An FYI for all of the people burned by Arcam AVR 2xx and 300/350 series receivers which have had a number of problems, including overheating leading to capacitor replacement, diode replacement and eventually motherboard replacement. The Arcam rep, Mike Marko, admitted to me last January there were design/build problems with those series of receivers, but at the time Arcam only offered a 20% discount towards new purchases. I purchased an Anthem MRX 500, which, to be honest, did not deliver the sort of sound I was used to. I even sold off my beloved Triangle Celius ES speakers in an effort to get a more balanced sound with the Anthem.

Since we are adding a second sysetm to the house, I decided to use the Anthem on the second system and upgrade the primary. Separates were too much money for my budget, so I listened to a number of AVRs, but decided to try Arcam again. I spoke with Mr. Marko today, and he indicated there is a partial buyback of all 2xx and 300/350 AVR receivers. Bring them to your Arcam dealer and you can purchase a new AVR 400 for $1500. This is less than the price of the new AVR 360 ($1800). The discount does not apply to the AVR 600 (the AVR 500 was apparently discontinued almost a year ago). The offer is only good until the end of this year. The old receivers have to be turned in an cannot be resold (in other words if you are buying a used AVR 2xx or 300/350 to get $1000 off an AVR 400, make sure the discount has not already been claimed by someone else by checking the serial number with Arcam). If you are dumping your AVR 2xx or 300/350 you may want to rethink this as it has a value of $1000 off a new Arcam model with HDMI 1.4.

I don't think Arcam has done a good job of letting either owners or dealers know about this program, so I hope this helps others out.
So, how reliable are Arcam AVRs now? I have been considering the AVR 360. BTW, I do not have an older Arcam AVR to trade in. They seem to be priced a little high compared to equivalently equipped receivers of other brands. I would be inclined to pay additional for reliability in an AVR but am wondering if there is a brand out there who has managed to keep up with the new technology, pack all those features into a single box, AND make it more reliable?
According to Mike Marko, the Arcam rep for American Audio and Video (the American distributor for Arcam), the return rate for the AVR 400 is 1.5%. I checked with 3 different retailers who sold NAD and Arcam, and all thought the Arcam AVR 400 was more reliable than the NAD 775HD2.

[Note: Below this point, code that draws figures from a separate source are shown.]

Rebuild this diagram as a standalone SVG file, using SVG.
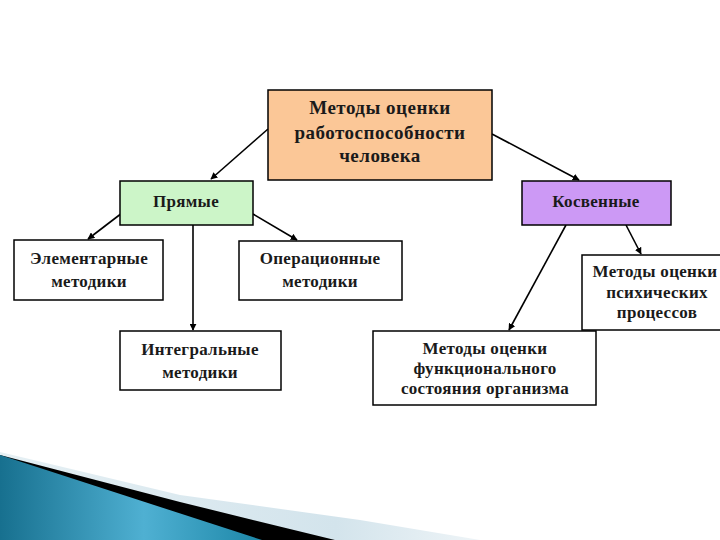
<svg xmlns="http://www.w3.org/2000/svg" width="720" height="540" viewBox="0 0 720 540">
<style>
.box{stroke:#000;stroke-width:1.5}
.t{font-family:"Liberation Serif","Times New Roman",serif;font-size:17px;font-weight:bold;fill:#1a1a1a;text-anchor:middle;letter-spacing:0.3px}
.tm{font-size:19px;letter-spacing:0.5px}
.c{stroke:#000;stroke-width:1.6;fill:none;marker-end:url(#ah)}
</style>
<defs>
<marker id="ah" viewBox="0 0 10 10" refX="9" refY="5" markerWidth="7" markerHeight="7" orient="auto" markerUnits="userSpaceOnUse">
<path d="M0,0 L10,5 L0,10 z" fill="#000"/>
</marker>
<linearGradient id="blue" x1="0" y1="0" x2="1" y2="0">
<stop offset="0" stop-color="#17708f"/>
<stop offset="0.55" stop-color="#4fb0d2"/>
<stop offset="1" stop-color="#1d87a8"/>
</linearGradient>
<linearGradient id="light" x1="0" y1="0" x2="1" y2="0">
<stop offset="0" stop-color="#e6f0f4"/>
<stop offset="0.7" stop-color="#d3e4ec"/>
<stop offset="1" stop-color="#eef4f7"/>
</linearGradient>
</defs>
<rect width="720" height="540" fill="#fff"/>
<g id="decor">
<polygon points="0,452 180,495 360,520 480,540 0,540" fill="url(#light)"/>
<polygon points="0,455 180,502 335,540 0,540" fill="#000"/>
<polygon points="0,455 262,540 0,540" fill="url(#blue)"/>
</g>
<g id="connectors">
<line class="c" x1="268" y1="129" x2="211" y2="179"/>
<line class="c" x1="492" y1="134" x2="579" y2="180"/>
<line class="c" x1="122" y1="213" x2="88" y2="239"/>
<line class="c" x1="253" y1="214" x2="297" y2="240"/>
<line class="c" x1="193" y1="225" x2="193" y2="330"/>
<line class="c" x1="566" y1="225" x2="509" y2="330"/>
<line class="c" x1="626" y1="225" x2="641" y2="254"/>
</g>
<g id="n-main">
<rect class="box" x="268" y="90" width="224" height="90" fill="#fbc797"/>
<text class="t tm" x="380" y="114">Методы оценки</text>
<text class="t tm" x="380" y="139">работоспособности</text>
<text class="t tm" x="380" y="162">человека</text>
</g>
<g id="n-direct">
<rect class="box" x="120" y="181" width="133" height="44" fill="#ccf5c8"/>
<text class="t" x="186" y="207">Прямые</text>
</g>
<g id="n-indirect">
<rect class="box" x="522" y="181" width="149" height="44" fill="#cc99f5"/>
<text class="t" x="596" y="207">Косвенные</text>
</g>
<g id="n-elem">
<rect class="box" x="14" y="240" width="149" height="60" fill="#fff"/>
<text class="t" x="89" y="264">Элементарные</text>
<text class="t" x="89" y="287">методики</text>
</g>
<g id="n-oper">
<rect class="box" x="239" y="241" width="163" height="59" fill="#fff"/>
<text class="t" x="320" y="264">Операционные</text>
<text class="t" x="320" y="287">методики</text>
</g>
<g id="n-integr">
<rect class="box" x="120" y="331" width="161" height="59" fill="#fff"/>
<text class="t" x="200" y="355">Интегральные</text>
<text class="t" x="200" y="378">методики</text>
</g>
<g id="n-func">
<rect class="box" x="373" y="331" width="223" height="74" fill="#fff"/>
<text class="t" x="485" y="354">Методы оценки</text>
<text class="t" x="485" y="374">функционального</text>
<text class="t" x="485" y="394">состояния организма</text>
</g>
<g id="n-psych">
<rect class="box" x="582" y="255" width="150" height="75" fill="#fff"/>
<text class="t" x="655" y="277">Методы оценки</text>
<text class="t" x="657" y="298">психических</text>
<text class="t" x="657" y="318">процессов</text>
</g>
</svg>
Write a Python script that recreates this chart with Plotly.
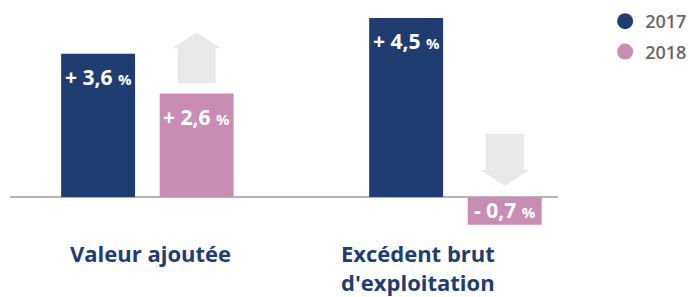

The thing that gives me pause is that the AVR 400 is made in China, just like the AVR 2xx and the 300/350. Moreover Arcam pulled production of the AVR 600 from China to England in September of 2010 due to quality control issues. Since the AVR 600 has been made in England it has been more reliable.

Fundamental to the reliability issue is that any AV receiver is likely to be inherently more prone to problems than a 2 channel system as there are more electronic circuits and more "firmware" (i.e. software programs for signal processing) that can become problemmatic.

So why buy Arcam? If you like the Arcam "sound", a fairly neutral sonic field that allows the music to come through as it has been recorded and that doesn't sound overly bright or boomy with bass, it is tough to find anything similar at that price point. Even a used Mcintosh system would run close to $6000 (assuming you picked up a used MX 120 for $2900 and a MC 205 for $3000). For $1500 with the discount program the AVR 400 is a good value. If my budget was closer to $20,000 then I would buy new Mcintosh. Unfortunately I am not going to be buying new Mcintosh.

I was fairly peeved at how Arcam handled my receiver problems a year ago, but after a year of listening to other highly rated receivers at this price point, and 10 months of living with the Anthem, I am going back to Arcam and hope they have gotten the bugs worked out. Their partial buyback program is a step in the right direction.
I've owned Arcam gear in the past, so can appreciate what sonics you are likely seeking. I presently am using Ayre amplification with Triangle ESW's and highly recommend the combination as an alternative to consider.
Oops - I just noticed that you are probably running multichannel, so Ayre would be an entirely different cost point. Hope Arcam comes through for you, please post your results.